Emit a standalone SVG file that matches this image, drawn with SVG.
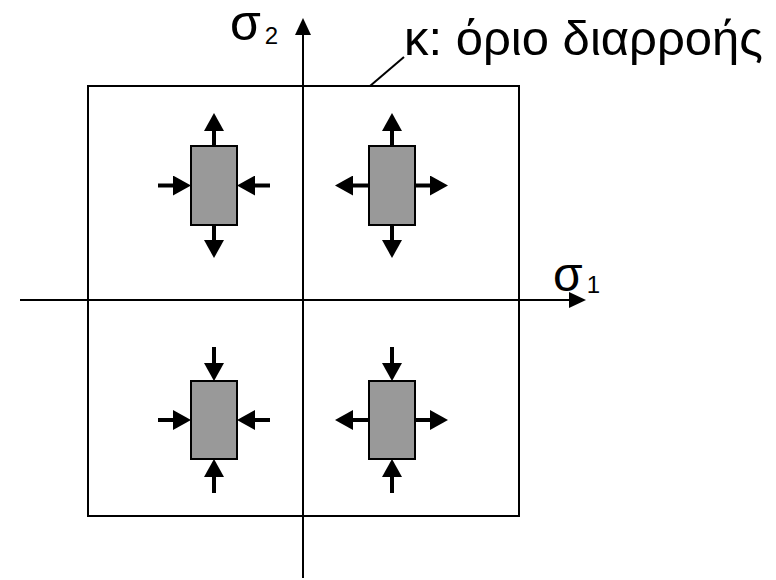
<svg xmlns="http://www.w3.org/2000/svg" width="776" height="580" viewBox="0 0 776 580">
  <style>
    .ax { stroke: #000; stroke-width: 2; fill: none; }
    .el { fill: #999999; stroke: #000; stroke-width: 2; }
    .f { stroke: #000; stroke-width: 4; fill: none; marker-end: url(#force); }
    .lbl { font-family: "Liberation Sans", Arial, sans-serif; fill: #000; }
  </style>
  <defs>
    <!-- force arrowhead: starts at the shaft end and points forward -->
    <marker id="force" markerUnits="userSpaceOnUse" markerWidth="18" markerHeight="20" refX="0" refY="10" orient="auto" viewBox="0 0 18 20">
      <path d="M0,0 L18,10 L0,20 z" fill="#000"/>
    </marker>
    <!-- axis arrowhead -->
    <marker id="axis" markerUnits="userSpaceOnUse" markerWidth="17" markerHeight="16" refX="0" refY="8" orient="auto" viewBox="0 0 17 16">
      <path d="M0,0 L17,8 L0,16 z" fill="#000"/>
    </marker>
  </defs>

  <!-- yield boundary -->
  <g id="yield-boundary">
    <rect class="ax" x="88" y="86" width="431" height="430"/>
    <line class="ax" x1="370" y1="86" x2="404" y2="57"/>
    <text class="lbl" x="404" y="55" font-size="49">κ: όριο διαρροής</text>
  </g>

  <!-- stress axes -->
  <g id="axes">
    <line class="ax" x1="303" y1="578" x2="303" y2="35" marker-end="url(#axis)"/>
    <line class="ax" x1="20" y1="300" x2="569" y2="300" marker-end="url(#axis)"/>
    <text class="lbl" x="230" y="40" font-size="50">σ<tspan font-size="24" dx="4" dy="4">2</tspan></text>
    <text class="lbl" x="553" y="291" font-size="48">σ<tspan font-size="24" dx="4" dy="2">1</tspan></text>
  </g>

  <!-- quadrant I: tension / compression -->
  <g id="element-tl">
    <rect class="el" x="191" y="146" width="46" height="79"/>
    <line class="f" x1="214" y1="146" x2="214" y2="131"/>
    <line class="f" x1="214" y1="225" x2="214" y2="240"/>
    <line class="f" x1="158" y1="185.5" x2="173" y2="185.5"/>
    <line class="f" x1="270" y1="185.5" x2="255" y2="185.5"/>
  </g>

  <!-- biaxial tension -->
  <g id="element-tr">
    <rect class="el" x="369" y="146" width="46" height="79"/>
    <line class="f" x1="392" y1="146" x2="392" y2="131"/>
    <line class="f" x1="392" y1="225" x2="392" y2="240"/>
    <line class="f" x1="369" y1="185.5" x2="353" y2="185.5"/>
    <line class="f" x1="415" y1="185.5" x2="430" y2="185.5"/>
  </g>

  <!-- biaxial compression -->
  <g id="element-bl">
    <rect class="el" x="191" y="381" width="46" height="78"/>
    <line class="f" x1="214" y1="347" x2="214" y2="363"/>
    <line class="f" x1="214" y1="493" x2="214" y2="477"/>
    <line class="f" x1="158" y1="420" x2="173" y2="420"/>
    <line class="f" x1="270" y1="420" x2="255" y2="420"/>
  </g>

  <!-- compression / tension -->
  <g id="element-br">
    <rect class="el" x="369" y="381" width="46" height="78"/>
    <line class="f" x1="392" y1="347" x2="392" y2="363"/>
    <line class="f" x1="392" y1="493" x2="392" y2="477"/>
    <line class="f" x1="369" y1="420" x2="353" y2="420"/>
    <line class="f" x1="415" y1="420" x2="430" y2="420"/>
  </g>
</svg>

TASK REQUIREMENTS: Your copy of the data should match it exactly, except that pictures are left out.

RESULT OF THE EXERCISE:
Emit a standalone SVG file that matches this image, drawn with SVG.
<svg xmlns="http://www.w3.org/2000/svg" width="776" height="580" viewBox="0 0 776 580">
  <style>
    .ax { stroke: #000; stroke-width: 2; fill: none; }
    .el { fill: #999999; stroke: #000; stroke-width: 2; }
    .f { stroke: #000; stroke-width: 4; fill: none; marker-end: url(#force); }
    .lbl { font-family: "Liberation Sans", Arial, sans-serif; fill: #000; }
  </style>
  <defs>
    <!-- force arrowhead: starts at the shaft end and points forward -->
    <marker id="force" markerUnits="userSpaceOnUse" markerWidth="18" markerHeight="20" refX="0" refY="10" orient="auto" viewBox="0 0 18 20">
      <path d="M0,0 L18,10 L0,20 z" fill="#000"/>
    </marker>
    <!-- axis arrowhead -->
    <marker id="axis" markerUnits="userSpaceOnUse" markerWidth="17" markerHeight="16" refX="0" refY="8" orient="auto" viewBox="0 0 17 16">
      <path d="M0,0 L17,8 L0,16 z" fill="#000"/>
    </marker>
  </defs>

  <!-- yield boundary -->
  <g id="yield-boundary">
    <rect class="ax" x="88" y="86" width="431" height="430"/>
    <line class="ax" x1="370" y1="86" x2="404" y2="57"/>
    <text class="lbl" x="404" y="55" font-size="49">κ: όριο διαρροής</text>
  </g>

  <!-- stress axes -->
  <g id="axes">
    <line class="ax" x1="303" y1="578" x2="303" y2="35" marker-end="url(#axis)"/>
    <line class="ax" x1="20" y1="300" x2="569" y2="300" marker-end="url(#axis)"/>
    <text class="lbl" x="230" y="40" font-size="50">σ<tspan font-size="24" dx="4" dy="4">2</tspan></text>
    <text class="lbl" x="553" y="291" font-size="48">σ<tspan font-size="24" dx="4" dy="2">1</tspan></text>
  </g>

  <!-- quadrant I: tension / compression -->
  <g id="element-tl">
    <rect class="el" x="191" y="146" width="46" height="79"/>
    <line class="f" x1="214" y1="146" x2="214" y2="131"/>
    <line class="f" x1="214" y1="225" x2="214" y2="240"/>
    <line class="f" x1="158" y1="185.5" x2="173" y2="185.5"/>
    <line class="f" x1="270" y1="185.5" x2="255" y2="185.5"/>
  </g>

  <!-- biaxial tension -->
  <g id="element-tr">
    <rect class="el" x="369" y="146" width="46" height="79"/>
    <line class="f" x1="392" y1="146" x2="392" y2="131"/>
    <line class="f" x1="392" y1="225" x2="392" y2="240"/>
    <line class="f" x1="369" y1="185.5" x2="353" y2="185.5"/>
    <line class="f" x1="415" y1="185.5" x2="430" y2="185.5"/>
  </g>

  <!-- biaxial compression -->
  <g id="element-bl">
    <rect class="el" x="191" y="381" width="46" height="78"/>
    <line class="f" x1="214" y1="347" x2="214" y2="363"/>
    <line class="f" x1="214" y1="493" x2="214" y2="477"/>
    <line class="f" x1="158" y1="420" x2="173" y2="420"/>
    <line class="f" x1="270" y1="420" x2="255" y2="420"/>
  </g>

  <!-- compression / tension -->
  <g id="element-br">
    <rect class="el" x="369" y="381" width="46" height="78"/>
    <line class="f" x1="392" y1="347" x2="392" y2="363"/>
    <line class="f" x1="392" y1="493" x2="392" y2="477"/>
    <line class="f" x1="369" y1="420" x2="353" y2="420"/>
    <line class="f" x1="415" y1="420" x2="430" y2="420"/>
  </g>
</svg>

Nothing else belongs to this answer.